Note that the term "location" used below refers to a string that can be used to locate the data that comprises a single column in the to-be-produced Ray Dataset. As an example, when the dataset MIME type is JSON or JSON Lines, the "location" is a JMESPath query.
Note: Parsing logic used by data loaders make the assumption that attributes in this class with the suffix "_location" correspond to a "location" (defined above). When adding new attributes to this class, if an attribute corresponds to a location, the attribute name must end with "_location"
Parameters
- dataset_name: the dataset name
- dataset_uri: either a local path or s3 URI representing where the dataset is stored
- dataset_mime_type: the MIME type of the dataset file
- model_input_location: the location for model inputs
- model_output_location: the location for model outputs
- target_output_location: the location for target outputs
- category_location: the location for categories
- sent_more_input_location: the location for the "sent more" inputs (used by the Prompt Stereotyping evaluation algorithm)

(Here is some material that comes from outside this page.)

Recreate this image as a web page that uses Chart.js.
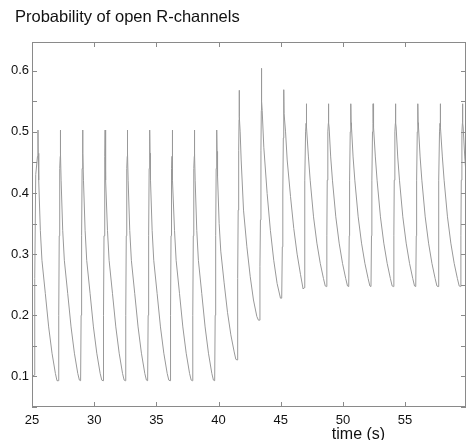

- sent_less_input_location: the location for the "sent less" inputs (used by the Prompt Stereotyping evaluation algorithm)
- sent_more_log_prob_location: the location for the "sent more" input log probability (used by the Prompt Stereotyping evaluation algorithm)
- sent_less_log_prob_location: the location for the "sent less" input log probability (used by the Prompt Stereotyping evaluation algorithm).
- context_location: the location of the context for RAG evaluations.
DataConfig( dataset_name: str, dataset_uri: str, dataset_mime_type: str, model_input_location: Optional[str] = None, model_output_location: Optional[str] = None, target_output_location: Optional[str] = None, category_location: Optional[str] = None, sent_more_input_location: Optional[str] = None, sent_less_input_location: Optional[str] = None, sent_more_log_prob_location: Optional[str] = None, sent_less_log_prob_location: Optional[str] = None, context_location: Optional[str] = None)